Alors quand Annie Ernaux fait ses courses aux "Trois fontaines" de Cergy, elle entreprend en fait une sorte de pèlerinage social. Elle observe : qui achète quoi, quel jour et à quelle tranche horaire.
"L'agitation en tous sens qui parcourt les grandes surfaces tombe brusquement aux caisses. (...) Dans les allées de l'hyper, les gens étaient des présences qu'on croise et qu'on voit vaguement. C'est seulement aux caisses qu'ils s'individualisent." (.47) " Exposant, comme nulle part autant, notre façon de vivre et notre compte en banque. Nos habitudes alimentaires, nos intérêts les plus intimes. Même notre structure familiale. les marchandises qu'on pose sur le tapis disent si l'on vit seul, en couple, avec bébé, jeunes enfants, animaux." (p.47)
"Liste au stylo-bille noir trouvée dans un caddie : frisée, farine, jambon, lardons, fromage râpé, yaourts, Nescafé, vinaigre. J'ai comparé avec la mienne : Ricoré, biscuits cuiller, mascarpone, lait, crème, pain de mie, chat (boites et croquettes), post-it. L'hypermarché contient environ 50 000 références alimentaires. Considérant que je dois en utiliser 100, il en reste 49 900 que j'ignore." (p.50)C'est vrai qu'en courses, je regarde parfois par désoeuvrement les produits que le client devant moi pose sur le tapis roulant, sans y prêter trop attention. Mais tout est dit dans ce déballage, comme le fait remarquer A. Ernaux : nos intérêts les plus intimes sont exposés aux yeux de tous, et scannés par le magasin à son grand bénéfice marketing qui, tel Big Brother, enregistre le moindre de nos approvisionnements et transforme notre vie en statistiques consuméristes.
Ce petit livre ne compte résolument pas pour sa prose littéraire, L'écriture m'a semblé vraiment banale, peut-être n'est-ce finalement que le ton adapté pour un simple journal de courses : des notes prises tel ou tel jour sans fioritures. Certaines observations sont intéressantes (même si elles ont forcément dû faire l'objet de thèses de marketing hautement plus poussées ; au moins A. Ernaux les met à notre portée très simplement) :
" A quelques mètres, dans le rayon installé pour le ramadan, un petit garçon extasié tient un paquet de dattes fourrées de pâte d'amande rose et verte. Indifférent aux peurs xénophobes d'une partie de la société, l'hyper s'adapte à la diversité culturelle de la clientèle, suit scrupuleusement ses fêtes. Aucune éthique là-dedans, juste du "marketing ethnique". (p.65)Cet opuscule présente aussi un certain intérêt car il nous interroge sur ce que nous "vivons" ou ce que nous "sommes" quand nous "faisons" nos courses. Et il invite le lecteur à prêter davantage attention à ce moment de convivialité sociale si l'on peut dire.

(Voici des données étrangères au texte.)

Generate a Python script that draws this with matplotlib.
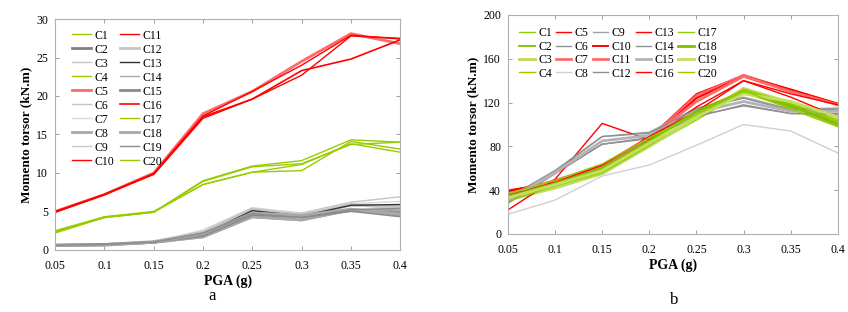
import numpy as np
import matplotlib
matplotlib.use('Agg')
import matplotlib.pyplot as plt

plt.rcParams['font.family'] = ['Liberation Serif', 'DejaVu Serif']

pga = [0.05, 0.1, 0.15, 0.2, 0.25, 0.3, 0.35, 0.4]
x_ticks = ['0.05', '0.1', '0.15', '0.2', '0.25', '0.3', '0.35', '0.4']

GREEN = '#99cc00'
RED = '#ff0000'
LRED = '#ff6a6a'

# ---- panel a ----
a_names = ['C%d' % i for i in range(1, 21)]
a_vals = {
    'C1': [2.5, 4.3, 4.9, 9.0, 10.9, 11.6, 14.3, 14.0],
    'C2': [0.6, 0.7, 1.0, 2.0, 5.2, 4.4, 5.1, 5.0],
    'C3': [0.5, 0.6, 1.0, 2.4, 5.4, 4.8, 6.2, 6.9],
    'C4': [2.4, 4.2, 4.9, 8.9, 10.8, 11.2, 13.7, 14.0],
    'C5': [5.0, 7.2, 10.0, 17.7, 20.6, 24.5, 28.1, 26.8],
    'C6': [0.6, 0.6, 1.1, 1.8, 4.6, 4.1, 5.8, 5.6],
    'C7': [0.5, 0.6, 1.0, 2.6, 5.5, 4.7, 6.0, 6.3],
    'C8': [0.6, 0.7, 1.0, 1.7, 4.3, 3.9, 5.2, 5.2],
    'C9': [0.5, 0.6, 0.9, 2.2, 5.0, 4.6, 5.7, 5.8],
    'C10': [4.9, 7.2, 9.9, 17.4, 20.6, 24.0, 27.9, 27.4],
    'C11': [5.0, 7.2, 9.8, 17.1, 19.6, 22.7, 27.8, 27.5],
    'C12': [0.6, 0.7, 1.1, 2.3, 5.3, 4.5, 5.9, 5.4],
    'C13': [0.6, 0.7, 1.0, 2.0, 5.1, 4.4, 5.8, 5.9],
    'C14': [0.5, 0.6, 0.9, 1.6, 4.2, 3.8, 5.1, 5.1],
    'C15': [0.6, 0.7, 1.0, 1.9, 4.6, 4.3, 5.1, 4.4],
    'C16': [4.9, 7.2, 9.9, 17.3, 19.6, 23.3, 24.8, 27.3],
    'C17': [2.2, 4.2, 4.9, 8.5, 10.1, 10.3, 14.1, 13.1],
    'C18': [0.6, 0.6, 1.0, 2.1, 4.8, 4.5, 5.3, 4.6],
    'C19': [0.6, 0.7, 1.0, 2.2, 4.7, 4.2, 5.2, 5.4],
    'C20': [2.3, 4.3, 5.0, 8.5, 10.1, 11.1, 13.8, 12.7],
}
a_style = {
    'C1': (GREEN, 1.0), 'C2': ('#808080', 2.0), 'C3': ('#c4c4c4', 1.0),
    'C4': (GREEN, 1.0), 'C5': (LRED, 2.0), 'C6': ('#c4c4c4', 1.0),
    'C7': ('#d8d8d8', 1.0), 'C8': ('#a8a8a8', 2.0), 'C9': ('#c8c8c8', 1.0),
    'C10': (RED, 1.0), 'C11': (RED, 1.0), 'C12': ('#c4c4c4', 2.0),
    'C13': ('#303030', 1.0), 'C14': ('#a8a8a8', 1.0), 'C15': ('#8a8a8a', 2.0),
    'C16': (RED, 1.2), 'C17': (GREEN, 1.0), 'C18': ('#a8a8a8', 2.0),
    'C19': ('#8c8c8c', 1.0), 'C20': (GREEN, 1.0),
}

# ---- panel b ----
b_vals = {
    'C1': [32, 43, 55, 80, 104, 130, 118, 103],
    'C2': [35, 48, 63, 87, 111, 131, 116, 99],
    'C3': [31, 42, 55, 80, 106, 133, 120, 106],
    'C4': [36, 47, 62, 86, 110, 129, 115, 100],
    'C5': [40, 47, 62, 88, 128, 145, 132, 119],
    'C6': [28, 55, 82, 88, 107, 118, 110, 109],
    'C7': [37, 48, 61, 87, 126, 145, 131, 118],
    'C8': [18, 31, 53, 63, 81, 100, 94, 74],
    'C9': [30, 57, 89, 93, 115, 125, 114, 115],
    'C10': [39, 48, 60, 86, 124, 144, 132, 119],
    'C11': [36, 49, 62, 88, 121, 144, 130, 118],
    'C12': [29, 56, 82, 87, 108, 117, 110, 110],
    'C13': [22, 50, 101, 86, 116, 140, 125, 107],
    'C14': [33, 58, 89, 92, 114, 124, 113, 114],
    'C15': [31, 56, 85, 90, 111, 121, 112, 112],
    'C16': [35, 47, 63, 89, 112, 140, 128, 118],
    'C17': [30, 44, 56, 81, 108, 132, 119, 104],
    'C18': [34, 46, 60, 85, 112, 130, 117, 101],
    'C19': [33, 45, 58, 83, 107, 128, 121, 107],
    'C20': [37, 49, 64, 88, 109, 131, 114, 98],
}
b_style = {
    'C1': (GREEN, 1.0), 'C2': ('#80c000', 1.3), 'C3': ('#bcdc5a', 2.0),
    'C4': (GREEN, 1.0), 'C5': (RED, 1.0), 'C6': ('#909090', 1.0),
    'C7': (LRED, 2.0), 'C8': ('#d0d0d0', 1.0), 'C9': ('#a0a0a0', 1.0),
    'C10': (RED, 1.4), 'C11': (LRED, 2.0), 'C12': ('#909090', 1.0),
    'C13': (RED, 1.0), 'C14': ('#909090', 1.0), 'C15': ('#b4b4b4', 2.0),
    'C16': (RED, 1.0), 'C17': (GREEN, 1.0), 'C18': ('#80c000', 2.0),
    'C19': ('#c0e060', 2.0), 'C20': (GREEN, 1.0),
}


def style_axes(ax, ymax, ystep):
    ax.set_xlim(0.05, 0.4)
    ax.set_ylim(0, ymax)
    ax.set_xticks(pga)
    ax.set_xticklabels(x_ticks)
    ax.set_yticks(np.arange(0, ymax + 1, ystep))
    ax.tick_params(direction='in', length=3, width=0.6, color='#909090',
                   labelsize=8.5, top=True, right=True)
    ax.tick_params(axis='x', pad=7)
    ax.tick_params(axis='y', pad=5)
    for s in ax.spines.values():
        s.set_color('#b0b0b0')
        s.set_linewidth(0.8)
    ax.set_xlabel('PGA (g)', fontsize=10, fontweight='bold', labelpad=2)
    ax.set_ylabel('Momento torsor (kN.m)', fontsize=9.5, fontweight='bold', labelpad=3)


fig = plt.figure(figsize=(8.48, 3.12), dpi=100)

ax1 = fig.add_axes([0.065, 0.199, 0.407, 0.740])
for n in a_names:
    c, lw = a_style[n]
    ax1.plot(pga, a_vals[n], color=c, lw=lw, label=n)
style_axes(ax1, 30, 5)
ax1.legend(ncol=2, loc='upper left', bbox_to_anchor=(0.035, 0.975), frameon=False,
           fontsize=8.5, handlelength=1.6, handletextpad=0.3, columnspacing=0.5,
           labelspacing=0.17, borderaxespad=0)

ax2 = fig.add_axes([0.599, 0.25, 0.389, 0.702])
for n in a_names:
    c, lw = b_style[n]
    ax2.plot(pga, b_vals[n], color=c, lw=lw, label=n)
style_axes(ax2, 200, 40)
ax2.legend(ncol=5, loc='upper left', bbox_to_anchor=(0.02, 0.965), frameon=False,
           fontsize=8.5, handlelength=1.3, handletextpad=0.3, columnspacing=0.35,
           labelspacing=0.12, borderaxespad=0)

fig.text(0.25, 0.052, 'a', fontsize=12, ha='center', va='center')
fig.text(0.795, 0.038, 'b', fontsize=12, ha='center', va='center')

fig.savefig('out.png', dpi=100)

"Pour autant, je n'ai cessé de ressentir l'attractivité de ce lieu et de la vie collective, subtile, spécifique, qui s'y déroule. Il se peut que cette vie disparaisse bientôt avec la prolifération des systèmes commerciaux individualistes, tels que la commande sur Internet et le "drive" qui, paraît-il, gagne de jour en jour du terrain dans les classes moyennes et supérieures." (p.71)Je laisse aux lecteur la surprise de découvrir ce que revêt le titre si poétique... Une lecture rapide et sans prétention, qui invite cependant tout un chacun qui comme tout le monde fait ses courses à réfléchir sur cet environnement de prime abord si anonyme et synonyme de corvée.